§ **Task**:
Gather up all lines that carry the word "this".

§ **Entries provided**:

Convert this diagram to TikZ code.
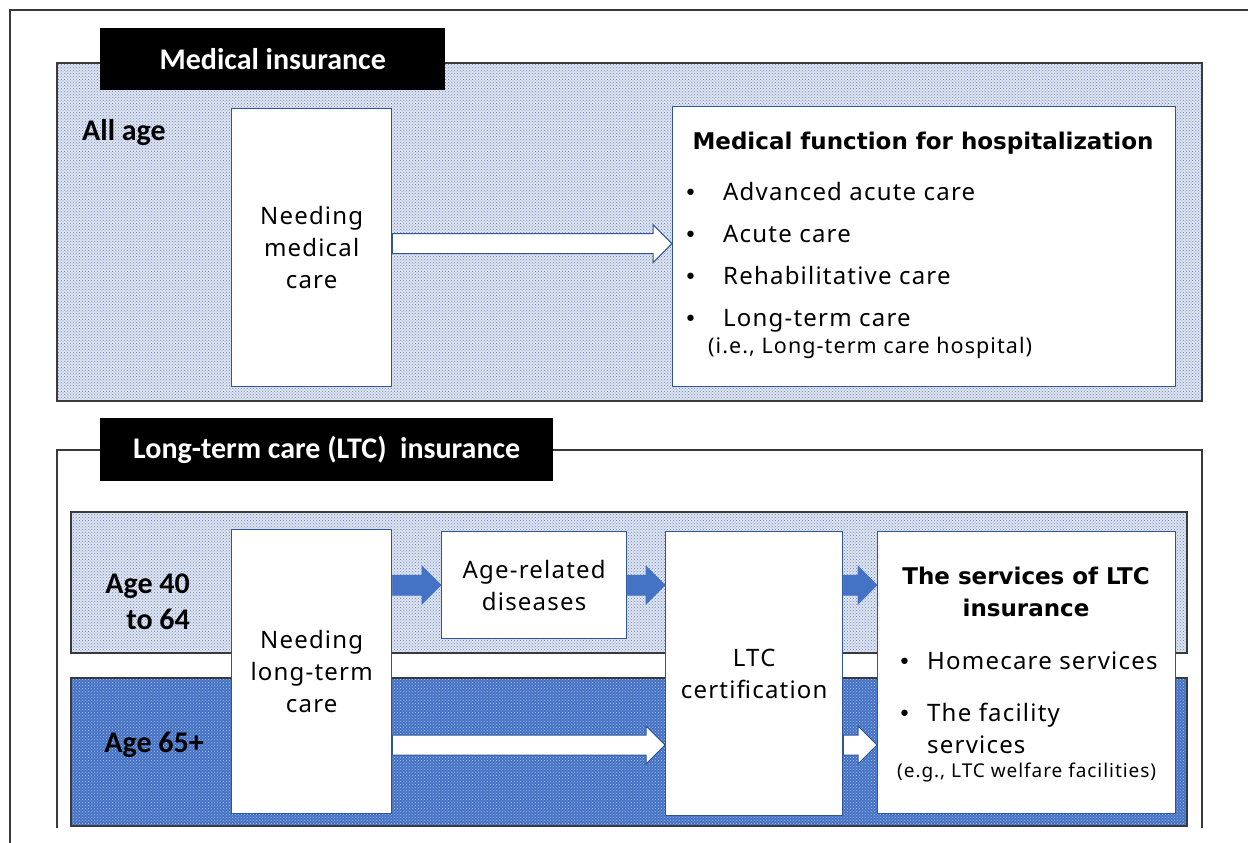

==

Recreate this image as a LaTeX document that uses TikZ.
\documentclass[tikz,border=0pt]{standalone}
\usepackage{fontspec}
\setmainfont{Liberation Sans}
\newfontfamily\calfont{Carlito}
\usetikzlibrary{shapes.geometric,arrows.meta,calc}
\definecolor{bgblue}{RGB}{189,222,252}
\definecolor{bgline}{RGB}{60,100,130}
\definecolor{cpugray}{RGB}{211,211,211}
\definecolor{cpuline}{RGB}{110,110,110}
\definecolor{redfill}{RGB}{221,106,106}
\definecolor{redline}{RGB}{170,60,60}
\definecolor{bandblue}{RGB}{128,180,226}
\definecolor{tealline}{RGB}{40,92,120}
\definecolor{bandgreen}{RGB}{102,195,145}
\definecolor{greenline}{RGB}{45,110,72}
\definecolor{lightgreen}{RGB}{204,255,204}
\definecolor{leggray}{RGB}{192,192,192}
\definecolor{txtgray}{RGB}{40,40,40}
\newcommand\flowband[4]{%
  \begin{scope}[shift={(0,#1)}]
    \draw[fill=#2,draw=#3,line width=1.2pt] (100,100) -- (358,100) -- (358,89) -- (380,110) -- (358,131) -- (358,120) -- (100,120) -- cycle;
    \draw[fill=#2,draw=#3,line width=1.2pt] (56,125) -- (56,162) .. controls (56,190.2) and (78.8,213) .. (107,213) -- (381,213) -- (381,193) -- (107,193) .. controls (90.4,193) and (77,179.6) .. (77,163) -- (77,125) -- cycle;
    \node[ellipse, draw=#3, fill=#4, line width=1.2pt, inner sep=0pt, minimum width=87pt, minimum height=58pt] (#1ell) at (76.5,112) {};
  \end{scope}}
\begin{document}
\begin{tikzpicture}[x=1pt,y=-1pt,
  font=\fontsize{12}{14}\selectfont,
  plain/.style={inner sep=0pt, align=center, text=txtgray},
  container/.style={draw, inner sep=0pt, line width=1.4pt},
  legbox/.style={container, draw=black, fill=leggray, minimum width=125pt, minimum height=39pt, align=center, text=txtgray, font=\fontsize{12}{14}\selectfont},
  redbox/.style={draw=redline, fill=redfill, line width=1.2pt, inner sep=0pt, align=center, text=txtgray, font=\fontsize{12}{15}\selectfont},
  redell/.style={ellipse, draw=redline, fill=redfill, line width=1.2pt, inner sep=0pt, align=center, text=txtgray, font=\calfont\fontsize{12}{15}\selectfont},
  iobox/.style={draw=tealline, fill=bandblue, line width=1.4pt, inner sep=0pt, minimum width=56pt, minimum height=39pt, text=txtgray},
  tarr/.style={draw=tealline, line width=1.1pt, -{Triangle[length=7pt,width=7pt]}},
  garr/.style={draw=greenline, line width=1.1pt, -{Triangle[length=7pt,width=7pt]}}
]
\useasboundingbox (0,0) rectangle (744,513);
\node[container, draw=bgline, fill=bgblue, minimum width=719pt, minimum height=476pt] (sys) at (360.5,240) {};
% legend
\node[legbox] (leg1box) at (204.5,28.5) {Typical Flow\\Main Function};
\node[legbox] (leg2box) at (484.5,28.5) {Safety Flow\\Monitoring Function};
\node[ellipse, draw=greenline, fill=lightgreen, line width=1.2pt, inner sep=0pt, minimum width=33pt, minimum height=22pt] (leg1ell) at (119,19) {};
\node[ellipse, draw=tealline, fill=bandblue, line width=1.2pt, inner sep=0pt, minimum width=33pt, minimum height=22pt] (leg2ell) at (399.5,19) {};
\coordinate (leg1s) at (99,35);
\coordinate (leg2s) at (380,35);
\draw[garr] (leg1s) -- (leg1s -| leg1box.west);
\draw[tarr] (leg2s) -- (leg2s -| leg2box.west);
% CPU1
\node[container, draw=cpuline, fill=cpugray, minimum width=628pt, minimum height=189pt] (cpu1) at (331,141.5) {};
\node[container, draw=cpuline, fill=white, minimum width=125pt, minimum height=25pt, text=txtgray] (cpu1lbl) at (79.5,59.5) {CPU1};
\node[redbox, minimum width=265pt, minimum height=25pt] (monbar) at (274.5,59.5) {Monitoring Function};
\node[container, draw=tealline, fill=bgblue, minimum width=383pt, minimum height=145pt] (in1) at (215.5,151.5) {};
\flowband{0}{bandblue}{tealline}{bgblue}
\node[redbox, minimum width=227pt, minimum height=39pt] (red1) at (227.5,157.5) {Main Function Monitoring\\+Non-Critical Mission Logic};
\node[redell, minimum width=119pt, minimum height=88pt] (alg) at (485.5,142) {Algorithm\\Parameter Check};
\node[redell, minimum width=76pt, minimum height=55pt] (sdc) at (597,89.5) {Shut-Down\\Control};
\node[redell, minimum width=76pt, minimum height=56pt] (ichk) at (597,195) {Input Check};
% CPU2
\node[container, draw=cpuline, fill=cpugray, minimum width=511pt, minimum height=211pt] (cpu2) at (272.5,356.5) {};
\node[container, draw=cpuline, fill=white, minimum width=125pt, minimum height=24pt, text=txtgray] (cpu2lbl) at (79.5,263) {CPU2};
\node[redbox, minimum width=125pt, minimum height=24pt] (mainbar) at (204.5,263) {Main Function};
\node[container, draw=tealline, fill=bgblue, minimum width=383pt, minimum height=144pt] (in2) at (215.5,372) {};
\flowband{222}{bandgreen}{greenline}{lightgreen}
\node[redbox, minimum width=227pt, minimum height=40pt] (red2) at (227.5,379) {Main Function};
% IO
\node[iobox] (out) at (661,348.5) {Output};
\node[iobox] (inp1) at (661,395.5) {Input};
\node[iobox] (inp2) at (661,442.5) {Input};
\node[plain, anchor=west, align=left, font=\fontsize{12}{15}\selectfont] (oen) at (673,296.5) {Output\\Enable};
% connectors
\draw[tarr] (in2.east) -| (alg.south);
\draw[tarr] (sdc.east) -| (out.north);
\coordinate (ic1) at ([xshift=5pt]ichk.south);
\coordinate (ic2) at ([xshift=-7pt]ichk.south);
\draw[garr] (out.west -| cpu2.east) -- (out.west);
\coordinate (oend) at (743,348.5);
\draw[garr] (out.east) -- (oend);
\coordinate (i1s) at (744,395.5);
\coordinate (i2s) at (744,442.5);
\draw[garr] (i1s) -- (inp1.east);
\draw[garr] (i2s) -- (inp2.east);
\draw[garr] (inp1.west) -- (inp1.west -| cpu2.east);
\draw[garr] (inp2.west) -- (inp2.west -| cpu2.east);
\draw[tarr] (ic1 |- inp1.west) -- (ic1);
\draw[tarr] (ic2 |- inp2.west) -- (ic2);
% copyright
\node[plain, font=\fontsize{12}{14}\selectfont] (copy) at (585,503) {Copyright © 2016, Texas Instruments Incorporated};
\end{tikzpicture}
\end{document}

§ **Exercise output**:
Convert this diagram to TikZ code.
Recreate this image as a LaTeX document that uses TikZ.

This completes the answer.